• Task to complete:
All of the data should be repeated exactly; pictures are not part of the copy.

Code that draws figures
----------------
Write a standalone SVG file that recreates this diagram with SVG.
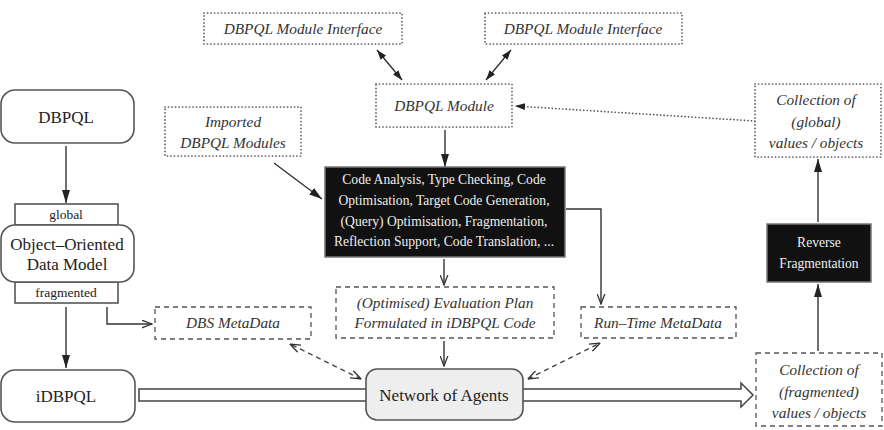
<svg xmlns="http://www.w3.org/2000/svg" width="884" height="430" viewBox="0 0 884 430">
<style>
.bg{fill:#fff}
.solid{fill:#fff;stroke:#555;stroke-width:1.6}
.dot{fill:#fff;stroke:#555;stroke-width:1.7;stroke-dasharray:0.1 3.4;stroke-linecap:round}
.dash{fill:#fff;stroke:#555;stroke-width:1.3;stroke-dasharray:5 4}
.black{fill:#111;stroke:#777;stroke-width:1.5}
.gray{fill:#eeeeee;stroke:#555;stroke-width:1.6}
.t{font-family:"Liberation Serif","Times New Roman",serif;fill:#222;text-anchor:middle}
.big{font-size:17px}
.small{font-size:13.5px}
.it{font-style:italic;font-size:15.3px;fill:#333}
.w{fill:#eee;font-size:13.6px}
.ln{fill:none;stroke:#333;stroke-width:1.4}
.lnd{fill:none;stroke:#444;stroke-width:1.4;stroke-dasharray:5 4}
.lnp{fill:none;stroke:#555;stroke-width:1.7;stroke-dasharray:0.1 3.4;stroke-linecap:round}
.hol{fill:none;stroke:#444;stroke-width:1.5}
</style>
<defs>
<marker id="fa" viewBox="0 0 13 8" refX="13" refY="4" markerWidth="13" markerHeight="8" markerUnits="userSpaceOnUse" orient="auto-start-reverse">
<path d="M0,0 L13,4 L0,8 z" fill="#222"/>
</marker>
<marker id="fs" viewBox="0 0 10 7" refX="10" refY="3.5" markerWidth="10" markerHeight="7" markerUnits="userSpaceOnUse" orient="auto-start-reverse">
<path d="M0,0 L10,3.5 L0,7 z" fill="#222"/>
</marker>
<marker id="op" viewBox="0 0 11 9" refX="10.5" refY="4.5" markerWidth="11" markerHeight="9" markerUnits="userSpaceOnUse" orient="auto-start-reverse">
<path d="M0,0.5 L10.5,4.5 L0,8.5" fill="none" stroke="#333" stroke-width="1.3"/>
</marker>
</defs>
<rect class="bg" x="0" y="0" width="884" height="430"/>

<g id="connectors">
<line class="ln" x1="66" y1="146" x2="66" y2="203" marker-end="url(#fa)"/>
<line class="ln" x1="66" y1="307" x2="66" y2="368" marker-end="url(#fa)"/>
<path class="ln" d="M107,307 V324 H152" marker-end="url(#op)"/>
<line class="ln" x1="377" y1="50" x2="402" y2="80" marker-start="url(#fs)" marker-end="url(#fs)"/>
<line class="ln" x1="511" y1="50" x2="486" y2="80" marker-start="url(#fs)" marker-end="url(#fs)"/>
<line class="ln" x1="445" y1="130" x2="445" y2="167" marker-end="url(#fa)"/>
<line class="ln" x1="274" y1="163" x2="322" y2="199" marker-end="url(#fa)"/>
<line class="lnp" x1="755" y1="121" x2="515" y2="106" marker-end="url(#fs)"/>
<line class="ln" x1="444" y1="259" x2="444" y2="285" marker-end="url(#op)"/>
<path class="ln" d="M566,209 H601 V304" marker-end="url(#op)"/>
<line class="ln" x1="444" y1="341" x2="444" y2="366" marker-end="url(#op)"/>
<line class="lnd" x1="361" y1="379" x2="290" y2="344" marker-start="url(#op)" marker-end="url(#op)"/>
<line class="lnd" x1="528" y1="379" x2="600" y2="343" marker-start="url(#op)" marker-end="url(#op)"/>
<path class="hol" d="M366,389 H139 V401 H366"/>
<path class="hol" d="M523,389 H741 V383 L753,395 L741,407 V401 H523"/>
<line class="ln" x1="818" y1="351" x2="818" y2="284" marker-end="url(#fa)"/>
<line class="ln" x1="818" y1="222" x2="818" y2="159" marker-end="url(#fa)"/>
</g>

<g id="n-dbpql">
<rect class="solid" x="1" y="90" width="133" height="53" rx="14"/>
<text class="t big" x="66" y="123">DBPQL</text>
</g>
<g id="n-global">
<rect class="solid" x="15" y="204" width="103" height="21"/>
<text class="t small" x="66" y="219">global</text>
</g>
<g id="n-fragmented">
<rect class="solid" x="15" y="282" width="103" height="21"/>
<text class="t small" x="66" y="297">fragmented</text>
</g>
<g id="n-oodm">
<rect class="solid" x="1" y="225" width="133" height="57" rx="14"/>
<text class="t big" x="67" y="250">Object–Oriented</text>
<text class="t big" x="67" y="270">Data Model</text>
</g>
<g id="n-idbpql">
<rect class="solid" x="1" y="370" width="134" height="52" rx="14"/>
<text class="t big" x="66" y="402">iDBPQL</text>
</g>
<g id="n-dbsmeta">
<rect class="dash" x="155" y="307" width="156" height="32"/>
<text class="t it" x="233" y="328">DBS MetaData</text>
</g>
<g id="n-imported">
<rect class="dot" x="165" y="107" width="136" height="49"/>
<text class="t it" x="233" y="127">Imported</text>
<text class="t it" x="233" y="148">DBPQL Modules</text>
</g>
<g id="n-iface1">
<rect class="dot" x="204" y="13" width="198" height="31"/>
<text class="t it" x="303" y="34">DBPQL Module Interface</text>
</g>
<g id="n-iface2">
<rect class="dot" x="485" y="13" width="197" height="31"/>
<text class="t it" x="583" y="34">DBPQL Module Interface</text>
</g>
<g id="n-module">
<rect class="dot" x="376" y="84" width="136" height="43"/>
<text class="t it" x="444" y="111">DBPQL Module</text>
</g>
<g id="n-compile">
<rect class="black" x="325" y="167" width="240" height="90"/>
<text class="t w" x="444" y="184">Code Analysis, Type Checking, Code</text>
<text class="t w" x="444" y="205">Optimisation, Target Code Generation,</text>
<text class="t w" x="444" y="226">(Query) Optimisation, Fragmentation,</text>
<text class="t w" x="444" y="246">Reflection Support, Code Translation, ...</text>
</g>
<g id="n-evalplan">
<rect class="dash" x="336" y="287" width="218" height="51"/>
<text class="t it" x="445" y="308">(Optimised) Evaluation Plan</text>
<text class="t it" x="445" y="328">Formulated in iDBPQL Code</text>
</g>
<g id="n-runtime">
<rect class="dash" x="581" y="307" width="155" height="31"/>
<text class="t it" x="658" y="328">Run–Time MetaData</text>
</g>
<g id="n-network">
<rect class="gray" x="366" y="369" width="157" height="51" rx="11"/>
<text class="t big" x="444" y="401">Network of Agents</text>
</g>
<g id="n-collfrag">
<rect class="dash" x="756" y="353" width="126" height="73"/>
<text class="t it" x="819" y="375">Collection of</text>
<text class="t it" x="819" y="397">(fragmented)</text>
<text class="t it" x="819" y="418">values / objects</text>
</g>
<g id="n-reverse">
<rect class="black" x="767" y="224" width="104" height="58"/>
<text class="t w" x="819" y="247">Reverse</text>
<text class="t w" x="819" y="268">Fragmentation</text>
</g>
<g id="n-collglobal">
<rect class="dot" x="755" y="84" width="126" height="73"/>
<text class="t it" x="816" y="105">Collection of</text>
<text class="t it" x="816" y="127">(global)</text>
<text class="t it" x="816" y="148">values / objects</text>
</g>
</svg>
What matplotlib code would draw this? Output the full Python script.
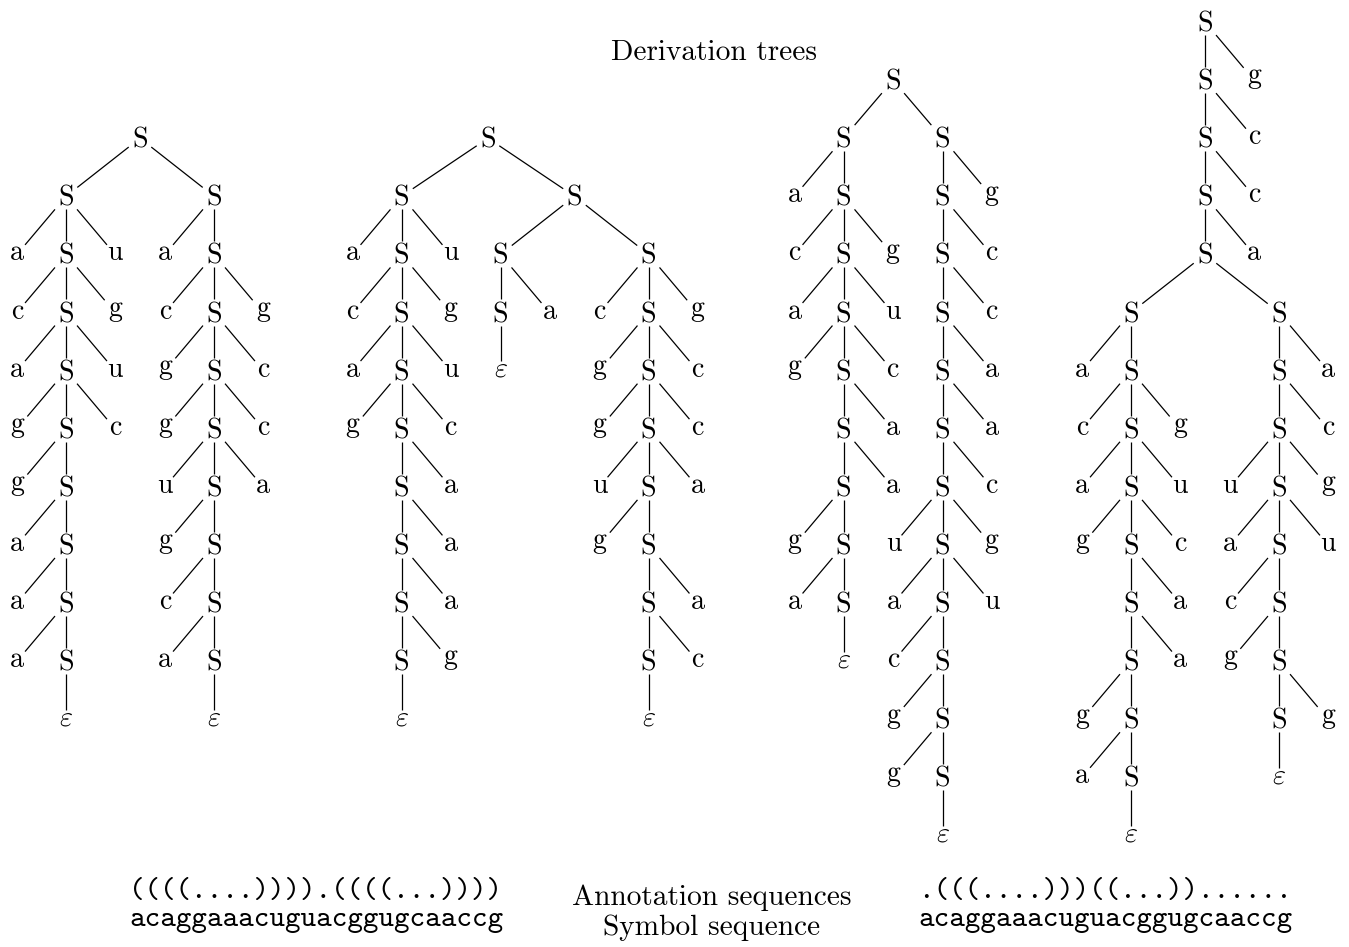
----------------
• Response below:
Write a standalone SVG file that recreates this diagram with SVG.
<svg xmlns="http://www.w3.org/2000/svg" width="884" height="430" viewBox="0 0 884 430">
<style>
.bg{fill:#fff}
.solid{fill:#fff;stroke:#555;stroke-width:1.6}
.dot{fill:#fff;stroke:#555;stroke-width:1.7;stroke-dasharray:0.1 3.4;stroke-linecap:round}
.dash{fill:#fff;stroke:#555;stroke-width:1.3;stroke-dasharray:5 4}
.black{fill:#111;stroke:#777;stroke-width:1.5}
.gray{fill:#eeeeee;stroke:#555;stroke-width:1.6}
.t{font-family:"Liberation Serif","Times New Roman",serif;fill:#222;text-anchor:middle}
.big{font-size:17px}
.small{font-size:13.5px}
.it{font-style:italic;font-size:15.3px;fill:#333}
.w{fill:#eee;font-size:13.6px}
.ln{fill:none;stroke:#333;stroke-width:1.4}
.lnd{fill:none;stroke:#444;stroke-width:1.4;stroke-dasharray:5 4}
.lnp{fill:none;stroke:#555;stroke-width:1.7;stroke-dasharray:0.1 3.4;stroke-linecap:round}
.hol{fill:none;stroke:#444;stroke-width:1.5}
</style>
<defs>
<marker id="fa" viewBox="0 0 13 8" refX="13" refY="4" markerWidth="13" markerHeight="8" markerUnits="userSpaceOnUse" orient="auto-start-reverse">
<path d="M0,0 L13,4 L0,8 z" fill="#222"/>
</marker>
<marker id="fs" viewBox="0 0 10 7" refX="10" refY="3.5" markerWidth="10" markerHeight="7" markerUnits="userSpaceOnUse" orient="auto-start-reverse">
<path d="M0,0 L10,3.5 L0,7 z" fill="#222"/>
</marker>
<marker id="op" viewBox="0 0 11 9" refX="10.5" refY="4.5" markerWidth="11" markerHeight="9" markerUnits="userSpaceOnUse" orient="auto-start-reverse">
<path d="M0,0.5 L10.5,4.5 L0,8.5" fill="none" stroke="#333" stroke-width="1.3"/>
</marker>
</defs>
<rect class="bg" x="0" y="0" width="884" height="430"/>

<g id="connectors">
<line class="ln" x1="66" y1="146" x2="66" y2="203" marker-end="url(#fa)"/>
<line class="ln" x1="66" y1="307" x2="66" y2="368" marker-end="url(#fa)"/>
<path class="ln" d="M107,307 V324 H152" marker-end="url(#op)"/>
<line class="ln" x1="377" y1="50" x2="402" y2="80" marker-start="url(#fs)" marker-end="url(#fs)"/>
<line class="ln" x1="511" y1="50" x2="486" y2="80" marker-start="url(#fs)" marker-end="url(#fs)"/>
<line class="ln" x1="445" y1="130" x2="445" y2="167" marker-end="url(#fa)"/>
<line class="ln" x1="274" y1="163" x2="322" y2="199" marker-end="url(#fa)"/>
<line class="lnp" x1="755" y1="121" x2="515" y2="106" marker-end="url(#fs)"/>
<line class="ln" x1="444" y1="259" x2="444" y2="285" marker-end="url(#op)"/>
<path class="ln" d="M566,209 H601 V304" marker-end="url(#op)"/>
<line class="ln" x1="444" y1="341" x2="444" y2="366" marker-end="url(#op)"/>
<line class="lnd" x1="361" y1="379" x2="290" y2="344" marker-start="url(#op)" marker-end="url(#op)"/>
<line class="lnd" x1="528" y1="379" x2="600" y2="343" marker-start="url(#op)" marker-end="url(#op)"/>
<path class="hol" d="M366,389 H139 V401 H366"/>
<path class="hol" d="M523,389 H741 V383 L753,395 L741,407 V401 H523"/>
<line class="ln" x1="818" y1="351" x2="818" y2="284" marker-end="url(#fa)"/>
<line class="ln" x1="818" y1="222" x2="818" y2="159" marker-end="url(#fa)"/>
</g>

<g id="n-dbpql">
<rect class="solid" x="1" y="90" width="133" height="53" rx="14"/>
<text class="t big" x="66" y="123">DBPQL</text>
</g>
<g id="n-global">
<rect class="solid" x="15" y="204" width="103" height="21"/>
<text class="t small" x="66" y="219">global</text>
</g>
<g id="n-fragmented">
<rect class="solid" x="15" y="282" width="103" height="21"/>
<text class="t small" x="66" y="297">fragmented</text>
</g>
<g id="n-oodm">
<rect class="solid" x="1" y="225" width="133" height="57" rx="14"/>
<text class="t big" x="67" y="250">Object–Oriented</text>
<text class="t big" x="67" y="270">Data Model</text>
</g>
<g id="n-idbpql">
<rect class="solid" x="1" y="370" width="134" height="52" rx="14"/>
<text class="t big" x="66" y="402">iDBPQL</text>
</g>
<g id="n-dbsmeta">
<rect class="dash" x="155" y="307" width="156" height="32"/>
<text class="t it" x="233" y="328">DBS MetaData</text>
</g>
<g id="n-imported">
<rect class="dot" x="165" y="107" width="136" height="49"/>
<text class="t it" x="233" y="127">Imported</text>
<text class="t it" x="233" y="148">DBPQL Modules</text>
</g>
<g id="n-iface1">
<rect class="dot" x="204" y="13" width="198" height="31"/>
<text class="t it" x="303" y="34">DBPQL Module Interface</text>
</g>
<g id="n-iface2">
<rect class="dot" x="485" y="13" width="197" height="31"/>
<text class="t it" x="583" y="34">DBPQL Module Interface</text>
</g>
<g id="n-module">
<rect class="dot" x="376" y="84" width="136" height="43"/>
<text class="t it" x="444" y="111">DBPQL Module</text>
</g>
<g id="n-compile">
<rect class="black" x="325" y="167" width="240" height="90"/>
<text class="t w" x="444" y="184">Code Analysis, Type Checking, Code</text>
<text class="t w" x="444" y="205">Optimisation, Target Code Generation,</text>
<text class="t w" x="444" y="226">(Query) Optimisation, Fragmentation,</text>
<text class="t w" x="444" y="246">Reflection Support, Code Translation, ...</text>
</g>
<g id="n-evalplan">
<rect class="dash" x="336" y="287" width="218" height="51"/>
<text class="t it" x="445" y="308">(Optimised) Evaluation Plan</text>
<text class="t it" x="445" y="328">Formulated in iDBPQL Code</text>
</g>
<g id="n-runtime">
<rect class="dash" x="581" y="307" width="155" height="31"/>
<text class="t it" x="658" y="328">Run–Time MetaData</text>
</g>
<g id="n-network">
<rect class="gray" x="366" y="369" width="157" height="51" rx="11"/>
<text class="t big" x="444" y="401">Network of Agents</text>
</g>
<g id="n-collfrag">
<rect class="dash" x="756" y="353" width="126" height="73"/>
<text class="t it" x="819" y="375">Collection of</text>
<text class="t it" x="819" y="397">(fragmented)</text>
<text class="t it" x="819" y="418">values / objects</text>
</g>
<g id="n-reverse">
<rect class="black" x="767" y="224" width="104" height="58"/>
<text class="t w" x="819" y="247">Reverse</text>
<text class="t w" x="819" y="268">Fragmentation</text>
</g>
<g id="n-collglobal">
<rect class="dot" x="755" y="84" width="126" height="73"/>
<text class="t it" x="816" y="105">Collection of</text>
<text class="t it" x="816" y="127">(global)</text>
<text class="t it" x="816" y="148">values / objects</text>
</g>
</svg>
What matplotlib code would draw this? Output the full Python script.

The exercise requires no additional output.